To validate the models, the authors conduct shock‑tube simulations on a 1000 × 8 node domain. The left half of the tube is initialized with density and pressure four times larger than the right half, while temperature is uniform. Symmetric boundary conditions are applied on the top and bottom, and fixed inflow/outflow conditions on the left and right. With ω = 1, the simulations produce density profiles that match closely between the 33‑ and 37‑velocity models and agree with the analytical solution of the Riemann problem, apart from the expected smoothing due to the imposed viscosity.

Further tests involve a two‑component flow where the domain is divided into ten vertical strips and the two components are alternately placed. The evolution shows clear internal shock structure and mixing, demonstrating that the particle‑tagging approach naturally extends to multi‑species problems. Finally, a complex‑geometry case on a 200 × 200 lattice illustrates that the same methodology can handle arbitrary initial density fields without loss of accuracy or stability.

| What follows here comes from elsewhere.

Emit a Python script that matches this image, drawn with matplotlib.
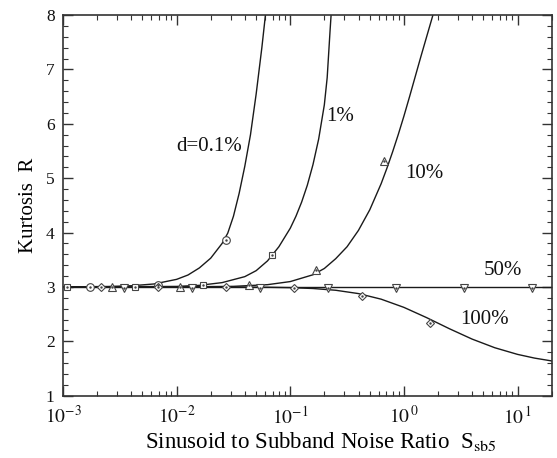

The study concludes that a 33‑velocity discrete set is sufficient to achieve Navier‑Stokes‑level accuracy for compressible thermal flows in two dimensions, offering a reduction in computational cost relative to the traditional 37‑velocity lattice while preserving stability across a broad range of Mach numbers. The 25‑velocity set provides a cheaper alternative for low‑Mach applications but suffers from reduced robustness. The authors suggest that the approach can be extended to three dimensions, non‑isotropic flows, and higher‑order Hermite expansions, opening avenues for efficient simulation of multi‑component and geometrically complex fluid systems.